Steven Branscombe-USA TODAY Sports

Folks, let's talk conspiracies. Now, I'm not normally one to seek out the faint whiffs of impropriety in the layers of malodorous clouds surrounding college athletics, but the comments in yesterday's piece about our #4 seeding in the NCAA Baseball Tournament have convinced me.

Now, the lesson here is twofold. First, if you have a wild internet opinion, never stop beating that drum. One day you WILL succeed in convincing someone. Second, there is a vast and deeply-rooted wish amongst all the murky power players in the NCAA to see us play teams from our former conference at every opportunity.

Have we not proven our worth? Our first season in the SEC, we were given a Cotton Bowl berth against OU and proceeded to eviscerate the cream of the Big 12 in one of the most lopsided top ten matchups of the bowl season. Two years later we were paired with Big 12 plebe West Virginia and rallied for a big win. Even this year in basketball, the Aggies' first trip to the NCAA tourney since joining the SEC, after making the biggest comeback in sports history, what was our reward? A Big 12 foe.

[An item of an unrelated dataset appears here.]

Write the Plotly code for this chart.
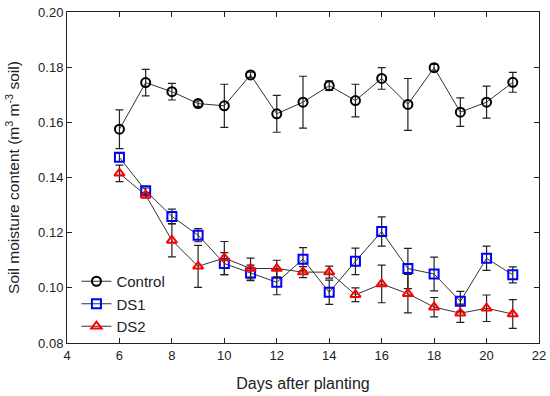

Same this year. After rolling off a bunch of wins against top ten teams, including a trouncing of the #1 team to win the SEC tourney, we were rewarded with a #4 seed, virtually guaranteeing a matchup with who in the next round? That's right, TCU. The signs are everywhere, and I suggest you stop choosing to ignore them. We will never be free of this obsession to see us face Big 12 teams that drives the entire mysterious, spidery network of collegiate post-season governing bodies until we take aggressive action.

Here is my three-point plan to take down this NCAA bias:

  1. a self-imposed post-season ban on all sports unless the team is undefeated or a consensus #1. This will not completely eliminate the possibilities of impropriety, of course, but having the upper hand is always desirable.
  2. stop treating sports as if they were "fun". Enough of this "just happy to be here" attitude. This is a business, plain and simple. If we're not going to win it all, no point in participating.
  3. all Texas A&M public figures will be required to refer to the Big 12 using a cutting, clever nickname such as "Miniscule 12" or "Big Disaster Thing LOL" while doing public interviews. This level of intellectual disdain will cause discomfort among the NCAA stakeholders and eventually push them to reason.

It's really this simple: we moved away from that crazy patchwork conference so that we would never have to deal with them ever again at all because that is how things work in real life. The last thing we need is some meddlesome bureaucracy forcing us to dance with a partner we spurned years ago.

Of course, we could just take the easy route and re-join the Big 12. That would really show 'em.